Before this month, I had never visited the isolated, yet psychedelic, hipster mecca known as Marfa, Texas. Although the art oasis in the middle of the West Texas desert is only a short, three-hour drive from El Paso, what would a busy, single mom with multiple jobs, like me, do for fun in Marfa? Visit contemporary art studios to ogle at art that I would pretend to understand? Try to eat something new at one of the local restaurants, only to find that the management hadn’t felt like opening that day? Or, perhaps I could I dip into my savings so that I might be able to snag a few ironically marked-up ‘thrift’ items from a hole-in-the-wall boutique? Beggar-chic is so ‘hot’ right now, after all.
The 11th Annual Trans-Pecos Music + Love Festival became my reason to take my first dedicated trip out to Marfa. I purposefully set aside all my preconceived notions about the town, joined the Trans-Pecos Festival’s private Facebook Group to stay in-the-know, and started packing. My accommodations for the next three days would be a patch of land hosted at the unconventional and colorfully quirky El Cosmico campgrounds. As a camping enthusiast, I prepped all the essentials: my tent, a camp stove, food for three days, a small tank of water, a sleeping bag, my emergency kit, and a battery operated radio.
Once we arrived at El Cosmico, however, I quickly realized that this would not be the typical kind of camping. The grounds were filled with yurts, brightly painted vintage Airstreams, teepees festooned with colorful banners, and glitzy tents lined with delicate fairy lights.
My small family made up of my fiancé, 11-year-old son, and two pit bulls joined along for the trip. Once we set up camp and had some time to unwind, I took some time to walk around El Cosmico and do a bit of people-watching. Before this trip, I assumed that Marfa was a place where young, affluent Austinites came to get away from big-city living. The fact is, the festival and the campgrounds were incredibly family friendly. Children aged 13 and younger attended the festival for free and bringing your four-legged companions was more than welcome. A majority of the attendees were Millennials and Gen-X’ers.
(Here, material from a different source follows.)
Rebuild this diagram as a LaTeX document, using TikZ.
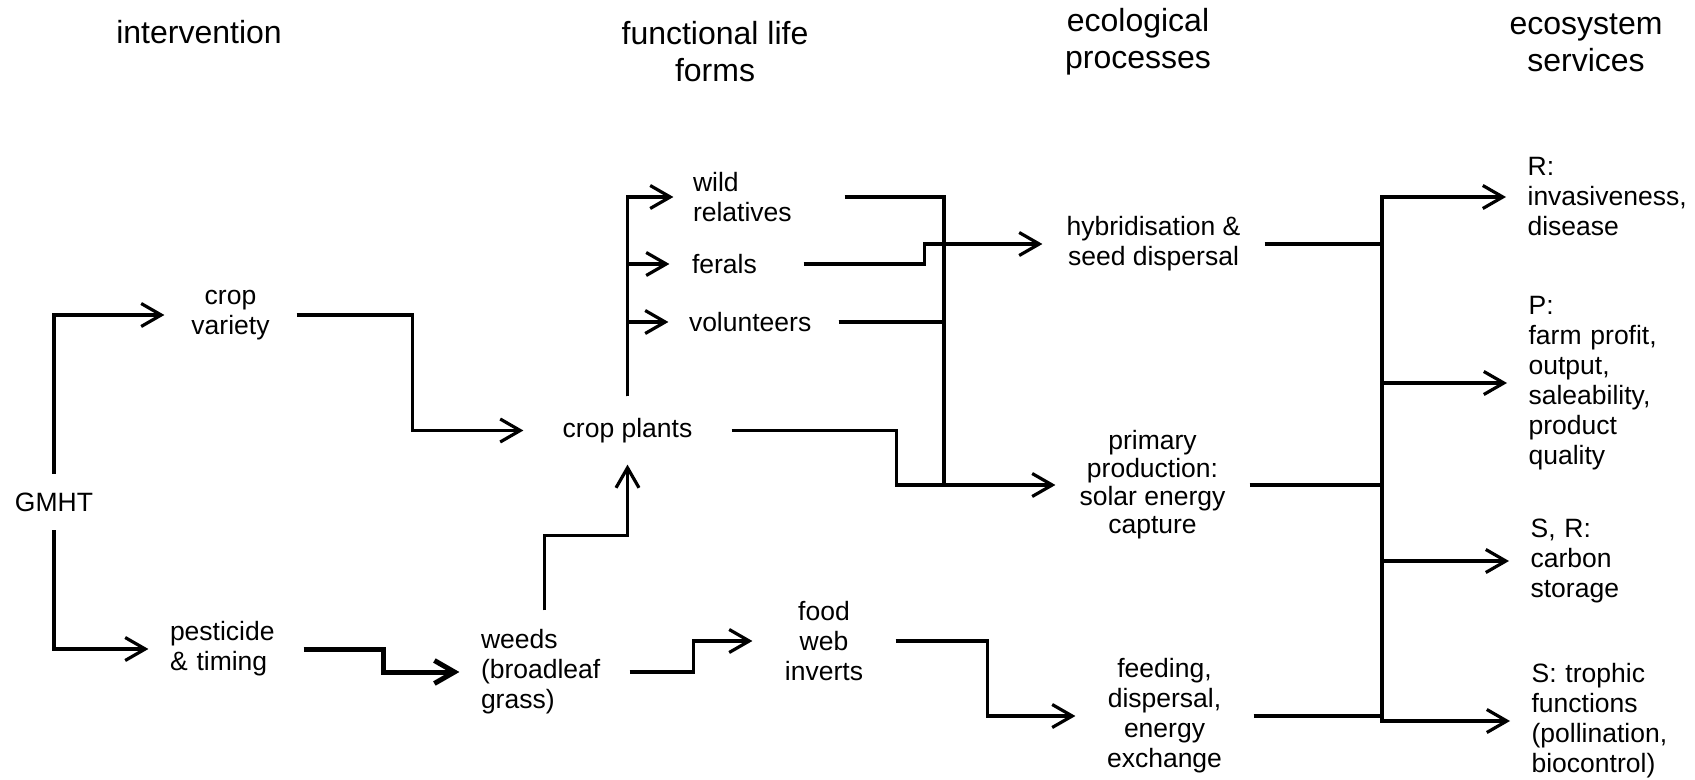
\documentclass[tikz,border=0pt]{standalone}
\usepackage{fontspec}
\setmainfont{Liberation Sans}
\usetikzlibrary{arrows.meta,calc}
\begin{document}
\begin{tikzpicture}[x=0.5pt,y=-0.5pt,
  every node/.style={font=\fontsize{13.25pt}{15pt}\selectfont, inner sep=0pt},
  hdr/.style={font=\fontsize{16pt}{18.5pt}\selectfont, align=center},
  ctr/.style={align=center, minimum width=#1},
  lft/.style 2 args={align=left, inner xsep=#1, text width=#2},
  arr/.style={-{Straight Barb[length=10pt,width=11.5pt]}},
  ln/.style={line width=1.6pt},
  thk/.style={line width=2.5pt},
  every path/.style={line width=1.6pt}
]
\useasboundingbox (0,0) rectangle (1695,780);

% headers
\node[hdr] (h1) at (199,32) {intervention};
\node[hdr] (h2) at (715,52) {functional life\\forms};
\node[hdr] (h3) at (1138,42) {ecological\\processes};
\node[hdr] (h4) at (1586,43) {ecosystem\\services};

% intervention column
\node[minimum width=40pt, minimum height=26.5pt] (gmht) at (54,502) {GMHT};
\node[ctr=64.5pt] (cv) at (230.5,315) {crop\\variety};
\node[lft={10pt}{56pt}] (pest) at (226,649) {pesticide\\\& timing};

% functional life forms
\node[ctr=102.5pt, minimum height=32.5pt] (cp) at (627.5,430.5) {crop plants};
\node[lft={9pt}{66pt}] (wild) at (759,197) {wild\\relatives};
\node[lft={10.5pt}{44.5pt}] (ferals) at (736.5,264) {ferals};
\node[lft={9.5pt}{64.5pt}] (vol) at (753.5,322) {volunteers};
\node[lft={10pt}{63.5pt}, minimum height=60pt] (weeds) at (544.5,672) {weeds\\(broadleaf\\grass)};
\node[ctr=70pt] (food) at (824,641) {food\\web\\inverts};

% ecological processes
\node[ctr=109.5pt] (hyb) at (1153.5,244) {hybridisation \&\\seed dispersal};
\node[ctr=95.5pt, font=\fontsize{13.25pt}{14pt}\selectfont] (prim) at (1152.5,485) {primary\\production:\\solar energy\\capture};
\node[ctr=87.5pt] (feed) at (1164.5,716) {feeding,\\dispersal,\\energy\\exchange};

% ecosystem services
\node[lft={10pt}{80pt}, anchor=west] (rR) at (1506,197) {R:\\invasiveness,\\disease};
\node[lft={10pt}{80pt}, anchor=west] (rP) at (1507,383) {P:\\farm profit,\\output,\\saleability,\\product\\quality};
\node[lft={10pt}{80pt}, anchor=west] (rS) at (1509,561) {S, R:\\carbon\\storage};
\node[lft={10pt}{80pt}, anchor=west] (rT) at (1510,721) {S: trophic\\functions\\(pollination,\\biocontrol)};

% junction coordinates
\coordinate (jh) at (944,244);
\coordinate (jp) at (944,485);
\coordinate (trTop) at (1382,197);

% connectors: intervention
\draw[arr] (gmht.north) |- (cv.west);
\draw[arr] (gmht.south) |- (pest.west);
\draw[arr] (cv.east) -- ++(116,0) |- (cp.west);
\draw[arr,thk] (pest.east) -- ++(80,0) |- (weeds.west);

% functional life forms
\draw[arr] (weeds.north) -- ++(0,-75) -| (cp.south);
\draw[arr] (cp.north) |- (wild.west);
\draw[arr] (cp.north) |- (ferals.west);
\draw[arr] (cp.north) |- (vol.west);
\draw[arr] (weeds.east) -- ++(64,0) |- (food.west);

% to ecological processes
\draw[arr] (ferals.east) -- ++(121,0) |- (hyb.west);
\draw (wild.east) -| (jh);
\draw (vol.east) -| (jh);
\draw (vol.east) -| (jp);
\draw[arr] (cp.east) -- ++(165,0) |- (prim.west);
\draw[arr] (food.east) -- ++(92,0) |- (feed.west);

% to ecosystem services
\draw[arr] (rT.west -| trTop) -- (trTop) -- (rR.west);
\draw (hyb.east) -- (hyb.east -| trTop);
\draw (prim.east) -- (prim.east -| trTop);
\draw[arr] (feed.east) -| (rT.west -| trTop) -- (rT.west);
\draw[arr] (rP.west -| trTop) -- (rP.west);
\draw[arr] (rS.west -| trTop) -- (rS.west);
\end{tikzpicture}
\end{document}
Most people let their dogs roam free, kids explored the festival on their bikes, and were often seen cuddling with their parents, or playing tag with newfound festival friends.
The energy at the Trans-Pecos Music + Love Festival was, appropriately enough, peaceful and joyful. Attendees plugged their iPhones in at various outlets around the campground, then abandoned them there for most of the day. Food trucks and trendy clothing merchants bordered one side of the festival. Fortune tellers, yoga mats, and a store stocked with bath products lined the other. Days were filled with tie-dying workshops, screen printing demonstrations, and plenty of free, ice-cold Topo Chico, one of the sponsors of the festival.
When six o’clock rolled in, live music began on the main stage. Though it wasn’t the kind of music I had come to expect from such a gathering. Instead of obscure bands, the stage lit up with country, bluegrass, indie, soul, and a little techno. Ballads about trailer park gossip (Kacey Musgraves), Morrissey songs in Spanish (Mexrrissey) and biographical punk (Neko Case) surged through the air and filled every corner of El Cosmico. When the sun went down, the moon rose high into the sky, and the light pollution from the festival did nothing to dim the brightness of the stars above. Even though daytime was a sweltering heat cave typical of West Texas, the nights were shockingly cold. I was glad to have brought my thickest blankets.
The vendors set up at the festival were varied, but much of the stuff being sold shared a few common keywords such as ‘vintage’, ‘artisanal’, or ‘locally sourced’. One thrift store merchant sold a 1980’s high school sweatshirt, with visible scuffs and small tears in the collar, and it cost $85. Another vendor who sold crystals, oils, and other ointments with promises of health and vitality, offered to clear your chakras amid the increasing decibels around the fest. Another vendor, a young white hippie, sold Native American jewelry that was ‘handmade by Lakota Indians’ – each piece went for $500 – $1000 dollars.
Overall the festival was fantastic, and the energy felt like it was in a great place with the right intentions. The Trans-Pecos Music + Love Festival lays the foundation for what a three-day festival should be like: family friendly, inclusive of our four-legged friends, surrounded by the amenities that kept attendees comfortable so that they could get lost in the grooves of amazing music. Marfa’s unique obsession with all things artisanal and contemporary slightly tarnished some of the Earthiness that the festival was trying to propagate, but not enough to discourage me from giving Marfa another go.